• [What the task requires] Would you quote the material below from its first line through the line containing "ax.yaxis.set_major_formatter(FuncFormatter(ylab))", exactly and with both ends included?

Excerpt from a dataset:

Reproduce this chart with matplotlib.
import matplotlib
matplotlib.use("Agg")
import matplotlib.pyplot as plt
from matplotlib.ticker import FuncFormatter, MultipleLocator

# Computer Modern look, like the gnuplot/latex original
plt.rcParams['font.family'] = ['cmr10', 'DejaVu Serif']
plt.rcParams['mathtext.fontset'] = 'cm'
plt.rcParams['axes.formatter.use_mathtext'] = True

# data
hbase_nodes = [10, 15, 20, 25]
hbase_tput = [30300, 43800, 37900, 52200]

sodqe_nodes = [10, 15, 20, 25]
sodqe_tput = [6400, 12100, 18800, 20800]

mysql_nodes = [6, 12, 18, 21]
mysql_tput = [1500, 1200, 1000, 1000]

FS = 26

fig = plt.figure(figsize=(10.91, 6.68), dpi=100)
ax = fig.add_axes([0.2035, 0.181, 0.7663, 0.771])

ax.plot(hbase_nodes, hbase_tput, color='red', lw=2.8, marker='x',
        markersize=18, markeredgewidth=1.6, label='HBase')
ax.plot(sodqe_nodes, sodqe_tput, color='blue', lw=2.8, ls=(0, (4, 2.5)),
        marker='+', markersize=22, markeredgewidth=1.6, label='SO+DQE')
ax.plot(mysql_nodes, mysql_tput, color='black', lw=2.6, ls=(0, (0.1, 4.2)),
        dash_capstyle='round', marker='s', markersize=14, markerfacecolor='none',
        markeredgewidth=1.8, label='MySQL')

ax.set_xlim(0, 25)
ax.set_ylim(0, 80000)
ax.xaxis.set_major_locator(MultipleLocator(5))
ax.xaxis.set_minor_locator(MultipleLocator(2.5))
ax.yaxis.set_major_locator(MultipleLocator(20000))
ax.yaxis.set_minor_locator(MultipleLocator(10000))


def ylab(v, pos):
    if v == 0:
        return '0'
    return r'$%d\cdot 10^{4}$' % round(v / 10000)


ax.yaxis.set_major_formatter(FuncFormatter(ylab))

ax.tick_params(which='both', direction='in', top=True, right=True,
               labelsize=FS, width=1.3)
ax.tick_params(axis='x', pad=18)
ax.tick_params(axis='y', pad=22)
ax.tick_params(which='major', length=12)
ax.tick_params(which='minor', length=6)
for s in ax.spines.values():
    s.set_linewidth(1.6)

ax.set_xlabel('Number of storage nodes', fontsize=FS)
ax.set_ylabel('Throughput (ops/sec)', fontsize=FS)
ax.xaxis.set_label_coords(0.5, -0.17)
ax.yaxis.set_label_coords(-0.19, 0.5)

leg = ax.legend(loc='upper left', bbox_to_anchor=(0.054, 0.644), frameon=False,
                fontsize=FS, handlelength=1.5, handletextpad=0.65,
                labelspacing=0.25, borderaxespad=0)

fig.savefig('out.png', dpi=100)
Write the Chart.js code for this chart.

• [Full output]
Reproduce this chart with matplotlib.
import matplotlib
matplotlib.use("Agg")
import matplotlib.pyplot as plt
from matplotlib.ticker import FuncFormatter, MultipleLocator

# Computer Modern look, like the gnuplot/latex original
plt.rcParams['font.family'] = ['cmr10', 'DejaVu Serif']
plt.rcParams['mathtext.fontset'] = 'cm'
plt.rcParams['axes.formatter.use_mathtext'] = True

# data
hbase_nodes = [10, 15, 20, 25]
hbase_tput = [30300, 43800, 37900, 52200]

sodqe_nodes = [10, 15, 20, 25]
sodqe_tput = [6400, 12100, 18800, 20800]

mysql_nodes = [6, 12, 18, 21]
mysql_tput = [1500, 1200, 1000, 1000]

FS = 26

fig = plt.figure(figsize=(10.91, 6.68), dpi=100)
ax = fig.add_axes([0.2035, 0.181, 0.7663, 0.771])

ax.plot(hbase_nodes, hbase_tput, color='red', lw=2.8, marker='x',
        markersize=18, markeredgewidth=1.6, label='HBase')
ax.plot(sodqe_nodes, sodqe_tput, color='blue', lw=2.8, ls=(0, (4, 2.5)),
        marker='+', markersize=22, markeredgewidth=1.6, label='SO+DQE')
ax.plot(mysql_nodes, mysql_tput, color='black', lw=2.6, ls=(0, (0.1, 4.2)),
        dash_capstyle='round', marker='s', markersize=14, markerfacecolor='none',
        markeredgewidth=1.8, label='MySQL')

ax.set_xlim(0, 25)
ax.set_ylim(0, 80000)
ax.xaxis.set_major_locator(MultipleLocator(5))
ax.xaxis.set_minor_locator(MultipleLocator(2.5))
ax.yaxis.set_major_locator(MultipleLocator(20000))
ax.yaxis.set_minor_locator(MultipleLocator(10000))


def ylab(v, pos):
    if v == 0:
        return '0'
    return r'$%d\cdot 10^{4}$' % round(v / 10000)


ax.yaxis.set_major_formatter(FuncFormatter(ylab))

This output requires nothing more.